**THE TASK**
Beneath this line are entries. Copy the range from the line with "Write the matplotlib code for this chart." to the line with "plt.rcParams['font.family'] = ['Liberation", ends included, exactly; leave pictures out.
------------------------
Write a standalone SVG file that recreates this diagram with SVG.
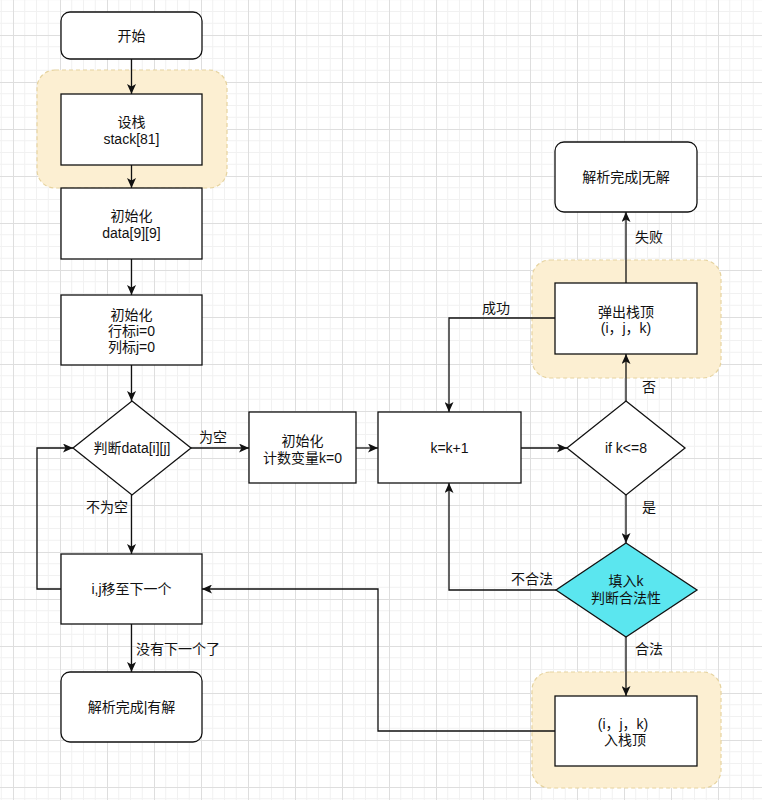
<svg xmlns="http://www.w3.org/2000/svg" width="762" height="800" viewBox="0 0 762 800">
<defs>
<pattern id="grid" x="13" y="35" width="47" height="47" patternUnits="userSpaceOnUse">
<path d="M11.75 0V47M23.5 0V47M35.25 0V47M0 11.75H47M0 23.5H47M0 35.25H47" stroke="#f1f1f1" stroke-width="1" fill="none"/>
<path d="M0.5 0V47M0 0.5H47" stroke="#dedede" stroke-width="1" fill="none"/>
</pattern>
<marker id="arr" markerUnits="userSpaceOnUse" markerWidth="10" markerHeight="9" refX="10" refY="4.5" orient="auto">
<path d="M0,0 L10,4.5 L0,9 L2.5,4.5 z" fill="#111"/>
</marker>
<style>
text{font-family:"Liberation Sans","Noto Sans CJK SC",sans-serif;font-size:14px;fill:#111;text-anchor:middle;dominant-baseline:central}
.box{fill:#fff;stroke:#111;stroke-width:1.3}
.hl{fill:#fcefd2;stroke:#e6d39f;stroke-width:1.2;stroke-dasharray:4 3}
.dia{fill:#fff;stroke:#111;stroke-width:1.3}
.cyan{fill:#5be6ef;stroke:#111;stroke-width:1.3}
.e{fill:none;stroke:#111;stroke-width:1.3;marker-end:url(#arr)}
</style>
</defs>
<rect x="0" y="0" width="762" height="800" fill="#fff"/>
<rect x="0" y="0" width="762" height="800" fill="url(#grid)"/>

<g id="highlights">
<rect class="hl" x="37" y="70" width="190" height="118" rx="18"/>
<rect class="hl" x="532" y="260" width="189" height="118" rx="18"/>
<rect class="hl" x="532" y="672" width="189" height="116" rx="18"/>
</g>

<g id="connectors">
<path class="e" d="M131.5 59V94"/>
<path class="e" d="M131.5 165V188"/>
<path class="e" d="M131.5 259V295"/>
<path class="e" d="M131.5 365V401"/>
<path class="e" d="M191 448H249"/>
<path class="e" d="M356 448H378"/>
<path class="e" d="M521 448H567"/>
<path class="e" d="M626 401V354"/>
<path class="e" d="M626 283V212"/>
<path class="e" d="M555 318H449V412"/>
<path class="e" d="M626 495V543"/>
<path class="e" d="M556 590H449V483"/>
<path class="e" d="M626 637V696"/>
<path class="e" d="M555 731H378V589H202"/>
<path class="e" d="M61 589H37V448H73"/>
<path class="e" d="M131.5 495V554"/>
<path class="e" d="M131.5 624V672"/>
<text x="213" y="437">为空</text>
<text x="107" y="507">不为空</text>
<text x="178" y="649">没有下一个了</text>
<text x="649" y="387">否</text>
<text x="649" y="237">失败</text>
<text x="496" y="308">成功</text>
<text x="649" y="507">是</text>
<text x="532" y="579">不合法</text>
<text x="649" y="649">合法</text>
</g>

<g id="start">
<rect class="box" x="61" y="12" width="141" height="47" rx="9"/>
<text x="131.5" y="36">开始</text>
</g>
<g id="stack">
<rect class="box" x="61" y="94" width="141" height="71"/>
<text x="131.5" y="122">设栈</text>
<text x="131.5" y="139">stack[81]</text>
</g>
<g id="initData">
<rect class="box" x="61" y="188" width="141" height="71"/>
<text x="131.5" y="216">初始化</text>
<text x="131.5" y="233">data[9][9]</text>
</g>
<g id="initIJ">
<rect class="box" x="61" y="295" width="141" height="70"/>
<text x="131.5" y="315">初始化</text>
<text x="131.5" y="331">行标i=0</text>
<text x="131.5" y="347">列标j=0</text>
</g>
<g id="judgeData">
<polygon class="dia" points="132,401 191,448 132,495 73,448"/>
<text x="132" y="448">判断data[i][j]</text>
</g>
<g id="initK">
<rect class="box" x="249" y="412" width="107" height="71"/>
<text x="302.5" y="441">初始化</text>
<text x="302.5" y="458">计数变量k=0</text>
</g>
<g id="kInc">
<rect class="box" x="378" y="412" width="143" height="71"/>
<text x="449.5" y="448">k=k+1</text>
</g>
<g id="ifK">
<polygon class="dia" points="626,401 685,448 626,495 567,448"/>
<text x="626" y="448">if k&lt;=8</text>
</g>
<g id="noSolution">
<rect class="box" x="555" y="142" width="142" height="70" rx="9"/>
<text x="626" y="177">解析完成|无解</text>
</g>
<g id="pop">
<rect class="box" x="555" y="283" width="142" height="71"/>
<text x="626" y="312">弹出栈顶</text>
<text x="626" y="328">(i，j，k)</text>
</g>
<g id="fillK">
<polygon class="cyan" points="626,543 697,590 626,637 556,590"/>
<text x="626" y="581">填入k</text>
<text x="626" y="598">判断合法性</text>
</g>
<g id="push">
<rect class="box" x="555" y="696" width="142" height="70"/>
<text x="623" y="724">(i，j，k)</text>
<text x="625" y="740">入栈顶</text>
</g>
<g id="nextIJ">
<rect class="box" x="61" y="554" width="141" height="70"/>
<text x="131.5" y="589">i,j移至下一个</text>
</g>
<g id="solved">
<rect class="box" x="61" y="672" width="141" height="70" rx="9"/>
<text x="131.5" y="707">解析完成|有解</text>
</g>
</svg>
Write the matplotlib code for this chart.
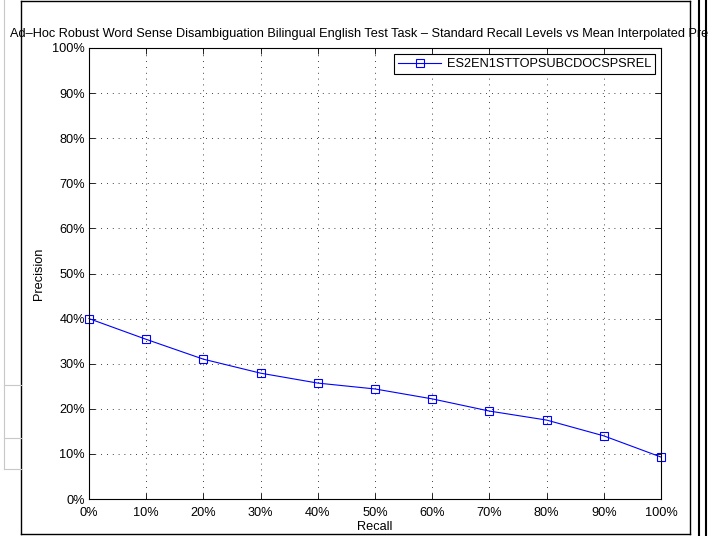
import matplotlib
matplotlib.use('Agg')
import matplotlib.pyplot as plt
from matplotlib.lines import Line2D

plt.rcParams['font.family'] = ['Liberation Sans', 'DejaVu Sans']

# data
recall = [0, 10, 20, 30, 40, 50, 60, 70, 80, 90, 100]
precision = [40.0, 35.4, 31.0, 27.9, 25.7, 24.4, 22.2, 19.5, 17.5, 14.0, 9.3]
run_name = 'ES2EN1STTOPSUBCDOCSPSREL'
ticks = [0, 10, 20, 30, 40, 50, 60, 70, 80, 90, 100]
tick_labels = ['%d%%' % t for t in ticks]
title = ('Ad\u2013Hoc Robust Word Sense Disambiguation Bilingual English Test Task '
         '\u2013 Standard Recall Levels vs Mean Interpolated Precision')

fs = 9.2
fig = plt.figure(figsize=(7.08, 5.36), dpi=100)
ax = fig.add_axes([89 / 708, 1 - 499 / 536, (661 - 89) / 708, (499 - 48) / 536])

ax.plot(recall, precision, color='blue', lw=0.8, marker='s', ms=5.5,
        mfc='none', mec='blue', mew=0.8, label=run_name, clip_on=False)

ax.set_xlim(0, 100)
ax.set_ylim(0, 100)
ax.set_xticks(ticks)
ax.set_yticks(ticks)
ax.set_xticklabels(tick_labels, fontsize=fs)
ax.set_yticklabels(tick_labels, fontsize=fs)
ax.tick_params(direction='in', top=True, right=True, length=4, width=0.6)
ax.tick_params(axis='x', pad=6)
ax.tick_params(axis='y', pad=3)
ax.grid(True, color='black', ls=(0, (1, 6)), lw=0.6)
for s in ax.spines.values():
    s.set_linewidth(0.8)

ax.set_xlabel('Recall', fontsize=fs, labelpad=1)
ax.set_ylabel('Precision', fontsize=fs, labelpad=5)
ax.set_title(title, fontsize=fs, pad=8)

leg = ax.legend(loc='upper right', fontsize=fs, fancybox=False, edgecolor='black',
                framealpha=1, borderaxespad=0.5, handlelength=3.4, borderpad=0.3,
                handletextpad=0.4)
leg.get_frame().set_linewidth(0.8)

# screenshot framing
W, H = 708, 536
def fl(x0, y0, x1, y1, **kw):
    fig.add_artist(Line2D([x0 / W, x1 / W], [1 - y0 / H, 1 - y1 / H], **kw))

fl(21, 1, 690, 1, color='black', lw=1)
fl(21, 1, 21, 534, color='black', lw=1)
fl(21, 534, 690, 534, color='black', lw=1)
fl(690, 1, 690, 534, color='black', lw=1)
fl(699, 0, 699, 536, color='black', lw=1.5)
fl(705.5, 0, 705.5, 536, color='black', lw=1.5)
fl(4, 0, 4, 469, color='#c8c8c8', lw=0.8)
fl(4, 385, 21, 385, color='#c8c8c8', lw=0.8)
fl(4, 438, 21, 438, color='#c8c8c8', lw=0.8)
fl(4, 469, 21, 469, color='#c8c8c8', lw=0.8)

fig.savefig('out.png', dpi=100)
------------------------
**THE REPLY**
Write the matplotlib code for this chart.
import matplotlib
matplotlib.use('Agg')
import matplotlib.pyplot as plt
from matplotlib.lines import Line2D

plt.rcParams['font.family'] = ['Liberation Sans', 'DejaVu Sans']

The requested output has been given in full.